Task description:
Output the material below unchanged, apart from leaving out the pictures.

Source records:
════

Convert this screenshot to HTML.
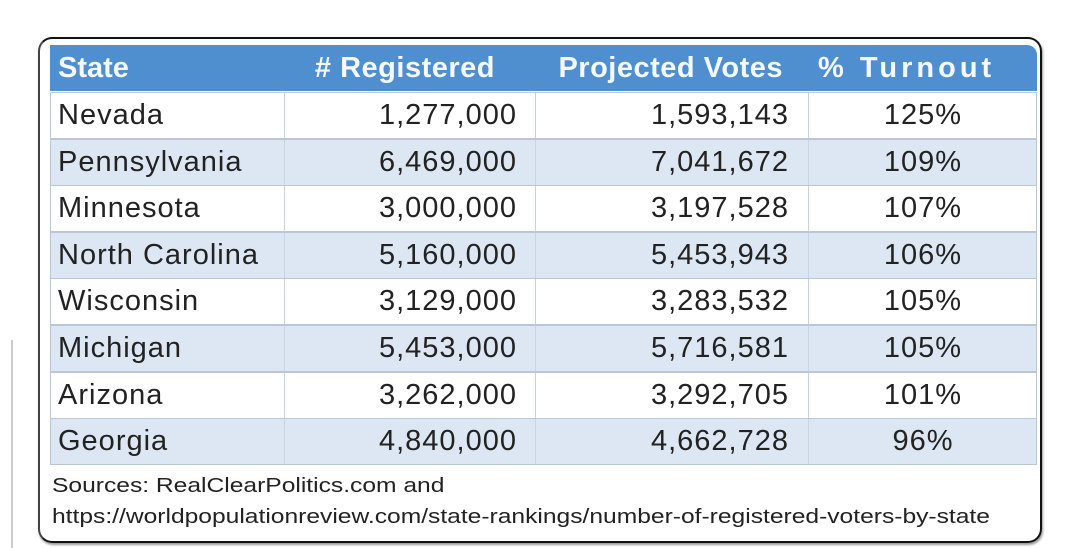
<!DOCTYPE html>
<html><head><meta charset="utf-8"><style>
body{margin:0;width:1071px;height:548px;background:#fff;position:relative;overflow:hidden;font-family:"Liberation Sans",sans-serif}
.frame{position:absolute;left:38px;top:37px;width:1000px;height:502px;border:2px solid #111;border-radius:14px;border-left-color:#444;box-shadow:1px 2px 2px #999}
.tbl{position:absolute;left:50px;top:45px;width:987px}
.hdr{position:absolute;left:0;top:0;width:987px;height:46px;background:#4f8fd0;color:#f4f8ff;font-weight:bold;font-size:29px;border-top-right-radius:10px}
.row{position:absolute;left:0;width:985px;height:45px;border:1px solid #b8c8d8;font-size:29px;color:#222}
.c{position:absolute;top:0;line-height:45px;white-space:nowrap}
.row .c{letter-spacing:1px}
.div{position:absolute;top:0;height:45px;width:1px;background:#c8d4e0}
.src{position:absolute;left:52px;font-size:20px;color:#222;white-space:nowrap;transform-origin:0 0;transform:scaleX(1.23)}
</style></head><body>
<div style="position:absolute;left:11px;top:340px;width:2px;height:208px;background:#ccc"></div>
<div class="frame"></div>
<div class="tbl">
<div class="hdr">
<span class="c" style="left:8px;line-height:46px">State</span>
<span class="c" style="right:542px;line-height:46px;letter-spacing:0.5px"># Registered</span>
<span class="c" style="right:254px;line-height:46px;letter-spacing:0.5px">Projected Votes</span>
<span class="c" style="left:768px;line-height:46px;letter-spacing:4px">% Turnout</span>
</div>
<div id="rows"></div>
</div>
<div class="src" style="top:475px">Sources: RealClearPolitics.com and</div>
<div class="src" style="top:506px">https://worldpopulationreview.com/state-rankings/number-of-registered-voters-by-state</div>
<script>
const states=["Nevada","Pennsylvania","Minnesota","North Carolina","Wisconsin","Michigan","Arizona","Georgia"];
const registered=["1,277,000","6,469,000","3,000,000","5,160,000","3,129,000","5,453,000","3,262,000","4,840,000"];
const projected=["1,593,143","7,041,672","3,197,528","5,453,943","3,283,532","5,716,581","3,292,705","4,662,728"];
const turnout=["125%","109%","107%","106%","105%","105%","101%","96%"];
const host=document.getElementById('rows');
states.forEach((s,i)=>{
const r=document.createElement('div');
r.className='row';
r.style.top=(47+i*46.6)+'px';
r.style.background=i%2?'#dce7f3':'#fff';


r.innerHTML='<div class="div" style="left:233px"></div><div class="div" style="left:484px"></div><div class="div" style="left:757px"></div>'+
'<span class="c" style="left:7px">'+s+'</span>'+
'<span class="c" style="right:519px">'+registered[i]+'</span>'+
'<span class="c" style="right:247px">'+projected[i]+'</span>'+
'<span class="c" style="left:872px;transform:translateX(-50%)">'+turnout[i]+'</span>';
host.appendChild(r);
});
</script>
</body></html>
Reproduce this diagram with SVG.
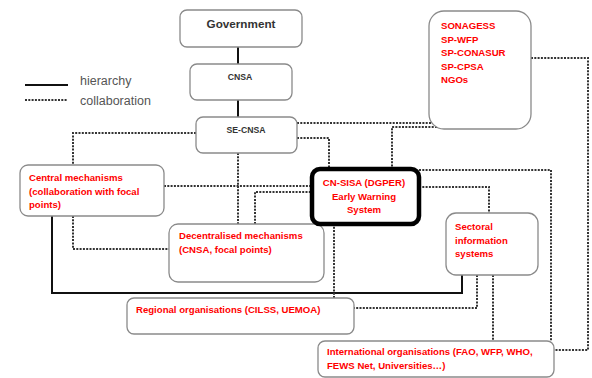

════

Solution:
Convert this screenshot to HTML.
<!DOCTYPE html>
<html><head><meta charset="utf-8"><style>
body{margin:0;width:1071px;height:548px;background:#fff;position:relative;overflow:hidden;font-family:"Liberation Sans",sans-serif}
.frame{position:absolute;left:38px;top:37px;width:1000px;height:502px;border:2px solid #111;border-radius:14px;border-left-color:#444;box-shadow:1px 2px 2px #999}
.tbl{position:absolute;left:50px;top:45px;width:987px}
.hdr{position:absolute;left:0;top:0;width:987px;height:46px;background:#4f8fd0;color:#f4f8ff;font-weight:bold;font-size:29px;border-top-right-radius:10px}
.row{position:absolute;left:0;width:985px;height:45px;border:1px solid #b8c8d8;font-size:29px;color:#222}
.c{position:absolute;top:0;line-height:45px;white-space:nowrap}
.row .c{letter-spacing:1px}
.div{position:absolute;top:0;height:45px;width:1px;background:#c8d4e0}
.src{position:absolute;left:52px;font-size:20px;color:#222;white-space:nowrap;transform-origin:0 0;transform:scaleX(1.23)}
</style></head><body>
<div style="position:absolute;left:11px;top:340px;width:2px;height:208px;background:#ccc"></div>
<div class="frame"></div>
<div class="tbl">
<div class="hdr">
<span class="c" style="left:8px;line-height:46px">State</span>
<span class="c" style="right:542px;line-height:46px;letter-spacing:0.5px"># Registered</span>
<span class="c" style="right:254px;line-height:46px;letter-spacing:0.5px">Projected Votes</span>
<span class="c" style="left:768px;line-height:46px;letter-spacing:4px">% Turnout</span>
</div>
<div id="rows"></div>
</div>
<div class="src" style="top:475px">Sources: RealClearPolitics.com and</div>
<div class="src" style="top:506px">https://worldpopulationreview.com/state-rankings/number-of-registered-voters-by-state</div>
<script>
const states=["Nevada","Pennsylvania","Minnesota","North Carolina","Wisconsin","Michigan","Arizona","Georgia"];
const registered=["1,277,000","6,469,000","3,000,000","5,160,000","3,129,000","5,453,000","3,262,000","4,840,000"];
const projected=["1,593,143","7,041,672","3,197,528","5,453,943","3,283,532","5,716,581","3,292,705","4,662,728"];
const turnout=["125%","109%","107%","106%","105%","105%","101%","96%"];
const host=document.getElementById('rows');
states.forEach((s,i)=>{
const r=document.createElement('div');
r.className='row';
r.style.top=(47+i*46.6)+'px';
r.style.background=i%2?'#dce7f3':'#fff';


r.innerHTML='<div class="div" style="left:233px"></div><div class="div" style="left:484px"></div><div class="div" style="left:757px"></div>'+
'<span class="c" style="left:7px">'+s+'</span>'+
'<span class="c" style="right:519px">'+registered[i]+'</span>'+
'<span class="c" style="right:247px">'+projected[i]+'</span>'+
'<span class="c" style="left:872px;transform:translateX(-50%)">'+turnout[i]+'</span>';
host.appendChild(r);
});
</script>
</body></html>
Reproduce this diagram with SVG.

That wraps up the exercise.